Tapi seperti disebutkan di awal tadi pencapaian terbaik film ini menampilkan emosi yang terasa natural, Hur Jin-ho mampu membentuk agar karakter punya kesempatan mengeluarkan emosinya dan tentu saja kesuksesan itu juga akibat kinerja dari aktor dan aktris itu sendiri. Bintang utamanya tentu saja Son Ye-jin yang menampilkan kedalaman emosi yang cantik dari penderitaan yang dialami oleh Deok-hye, menyajikan sensitifitas yang memikat dari kondisi bingung dan patah hati, rasa lelah terpancar manis di ekspresi dan tatapan matanya. Park Hae-il juga berhasil menjadi pendamping yang oke, ia menampilkan kasih sayang dan loyalitas dari Kim Jang-han kepada Deok-hye secara seimbang, ketika berurusan dengan bagian action ia menyuntikkan rasa intens tapi di bagian drama ia juga mampu menampilkan emosi yang cukup berwarna. Ra Mi-ran dan Kim So-hyun juga berhasil mencuri perhatian. 
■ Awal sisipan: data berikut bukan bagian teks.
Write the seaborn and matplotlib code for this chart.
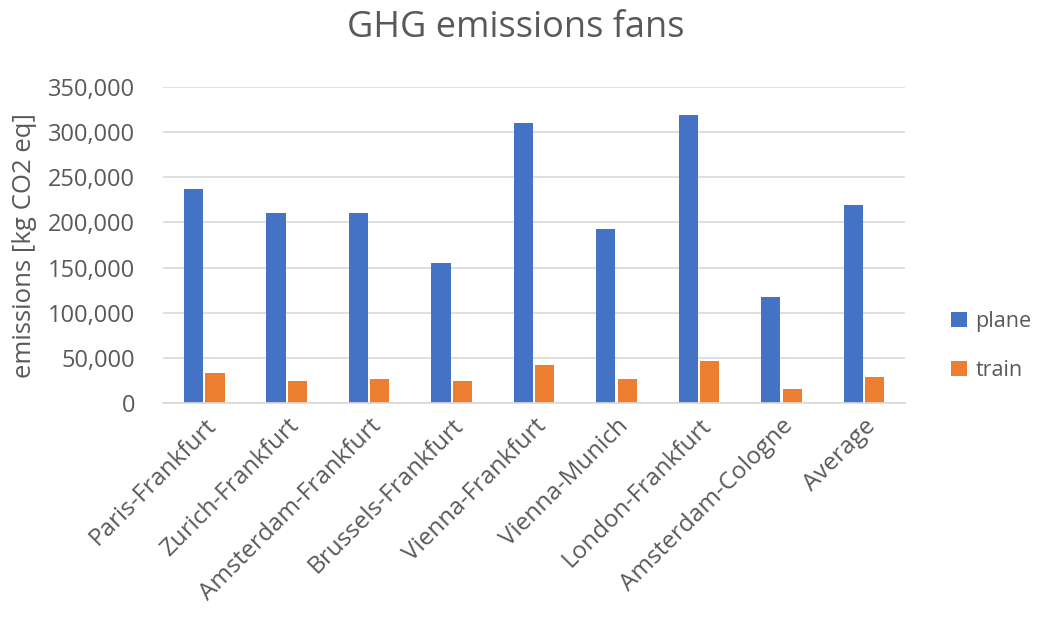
import matplotlib
matplotlib.use("Agg")
import matplotlib.pyplot as plt
import seaborn as sns
import pandas as pd
from matplotlib.ticker import FuncFormatter
from matplotlib.patches import Patch

routes = ["Paris-Frankfurt", "Zurich-Frankfurt", "Amsterdam-Frankfurt", "Brussels-Frankfurt",
          "Vienna-Frankfurt", "Vienna-Munich", "London-Frankfurt", "Amsterdam-Cologne", "Average"]
plane = [237000, 210500, 210500, 155000, 310000, 192700, 319300, 117400, 219300]
train = [33200, 24000, 26600, 24000, 42000, 26600, 46000, 15500, 28800]
series = ["plane", "train"]
colors = ["#4472C4", "#ED7D31"]

df = pd.DataFrame({
    "route": routes * 2,
    "mode": ["plane"] * len(routes) + ["train"] * len(routes),
    "value": plane + train,
})

sns.set_theme(style="white")
plt.rcParams['font.family'] = ['Open Sans', 'DejaVu Sans']
txt = "#595959"

fig = plt.figure(figsize=(10.38, 6.18), dpi=100)
ax = fig.add_axes([0.157, 0.348, 0.715, 0.511])

sns.barplot(data=df, x="route", y="value", hue="mode", hue_order=series,
            palette=colors, width=0.52, gap=0.1, saturation=1, ax=ax, legend=False,
            edgecolor="none")

ax.set_ylim(0, 350000)
ax.set_yticks(range(0, 350001, 50000))
ax.yaxis.set_major_formatter(FuncFormatter(lambda v, p: f"{int(v):,}"))
ax.grid(axis="y", color="#D9D9D9", linewidth=1.2)
ax.set_axisbelow(True)
for s in ["top", "right", "left"]:
    ax.spines[s].set_visible(False)
ax.spines["bottom"].set_color("#D9D9D9")
ax.spines["bottom"].set_linewidth(1.2)
ax.tick_params(axis="y", length=0, labelsize=17, colors=txt, pad=20)
ax.tick_params(axis="x", length=0, labelsize=17.5, colors=txt, pad=8)
plt.setp(ax.get_xticklabels(), rotation=45, ha="right", rotation_mode="anchor")
ax.set_xlabel("")
ax.set_ylabel("emissions [kg CO2 eq]", fontsize=18.5, color=txt, labelpad=8)
ax.set_xlim(-0.5, len(routes) - 0.5)

fig.text(0.497, 0.955, "GHG emissions fans", ha="center", va="center", fontsize=26, color=txt)

handles = [Patch(facecolor=c, edgecolor="none") for c in colors]
fig.legend(handles, series, loc="center left", bbox_to_anchor=(0.916, 0.44), frameon=False,
           fontsize=15.5, labelcolor=txt, handlelength=0.75, handleheight=0.75,
           labelspacing=1.3, handletextpad=0.4, borderpad=0.0, borderaxespad=0.0)

fig.savefig("out.png", dpi=100)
The Last Princess (Deokhye-ongju) berhasil menggambarkan penderitaan yang dialami oleh masyarakat Joseon ketika berada di bawah pendudukan Jepang, tapi itu bukan satu-satunya hal menarik dari film ini. Di tangan Hur Jin-ho ini merupakan sebuah kisah tentang pengorbanan, perjuangan, dan kasih sayang dengan memasukkan mereka ke dalam penderitaan yang menyakitkan, bermain dengan emosi dan air mata tapi tidak pernah terkesan memaksa dan berlebihan. Terasa natural, itu hal paling impresif dari film ini buat saya, meskipun klasik but there's a heartbreaking emotions at the end of the story. Segmented.